Algum Dia no Brasil

Estava em casa. No primeiro andar. As janelas bem abertas e as cortinas esvoaçantes. O ar perfumado dos incensos de casa era como um outro familiar, vivo e bem vindo em nossa comodidade. Papai passava com a camisa tricolor surrada fazendo meninice para mim uma vez mais. Sempre com um sorriso fácil, marcado pela sua risada estridente (que hoje também tenho e um pouco de barba) e muito carinho por todo seu ser; minha mãe, duplamente carinhosa, mas seria. Nosso alicerce, provocava tombos em meu estômago ao cheiro de suas obras de arte na cozinha, a poucos passos de onde eu estava apenas separado pelo corredor, mas quanto maior a espera maior era a surpresa do amor de mamãe. Nossos cachorros imploram por atenção, um rajado e viralata se debruça em mim. E outra menor e ranzinza se ergue nos braços de papai e seu olhar apaixonado se eterniza.

O almoço de domingo é fluído. Sem TV. Ressoa o som de The cure, com autorização paterna e o desaprovo de mamãe. O que não falta são risadas, o tempo se acinzenta nas janelas, a cortina dança com maior vontade. Nos mantemos ali muito depois dos términos. O mate de gelado desistiu para o simples fresco, as marcas do copo americano são bordadas a água, do suor de uma hora atrás. fartos de rir e conversar sobre nossa própria existência, meu dois velhos se levantam para dormir no final de tranquilidade que ainda resta para ambos. Me sobre ver um resto de futebol, feliz.

Enquanto Serginho, Muricy e Rocha, se aproximam do retângulo rival, uma gota fina beija a média distância entre minha orelha e pescoço. Me ergo para ir à janela, ao correr o metal antigo e não mais moderno do edifício, vejo o mundo de lá fora. Milhares caminham as ruas, Bandeiras de todos as cores correm meu olhar, porém, aqui de cima nenhum som chega. Pedidos e exigências estridentes lá embaixo ocorriam mudos.
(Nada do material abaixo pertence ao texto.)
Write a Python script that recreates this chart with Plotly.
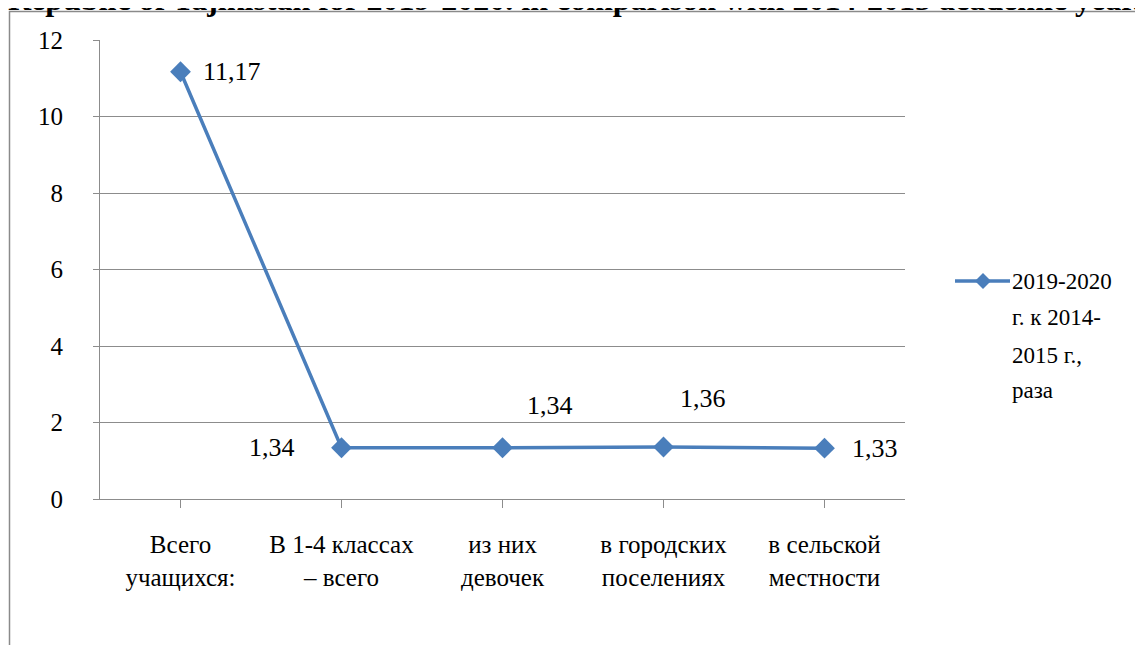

Casais de mãos dadas se mantêm resistentes, crianças observando o todo nos ombros de um papai, de vermelho.

Sido, o Porteiro me abriu com um rangido vexatório a portinhola. Seu olhar peculiar, era mais estranho do que quando seu time perdia em meio ao caçoo. Por que? ao me olhar me tornar clandestino em meio aos populares, seus bigodes se coçaram e fui observado como nunca antes. Me senti como nunca antes. O ar era outro, não havia mais risos e chá, apenas peso. O tricolor jogava e ninguém ali se importava. As bandeiras que pintavam minha vida passaram ao vermelho, como a reivindicação. Ninguém do meu prédio me acompanhava, mas como? se ali haviam tantos… que me sorriam. Seguíamos todos em união, cantávamos em reprimenda, nossos prédios agora eram escuros, a felicidade foi aprisionada com a última das janelas, que com o mesmo rangido, nos negou.

E veio a repressão. Os cantos, as mãos dadas e familiaridade sumiram com a velocidade de um gol. Cavalos relinchavam e agrediram em sua passada como se não fossemos desejados. Por minutos desejei meu pai. As bombas explodiram como geralmente explode a torcida. Os cassetetes se somaram e eu já não sei mais nada. Chorei de medo, berrei socorro e a única resposta era “Cale-se”; Me joguei debaixo de um carro, as bombas me ardiam. Desmaiei.

Quando vivo novamente e salvo das patadas equinas graças ao carro, nada. Não havia ninguém, não havia mais tricolor, não havia mais mão dadas nem crianças cantando um mundo melhor, não havia sangue, todos sumiram. As janelas estavam abertas e suas flâmulas oprimiam.Talvez nunca mais tenha domingo, nem risadas estridentes, mas certamente terá eu. Terá resistência.

“eu vejo um museu de grandes novidades” Cazuza, 1988.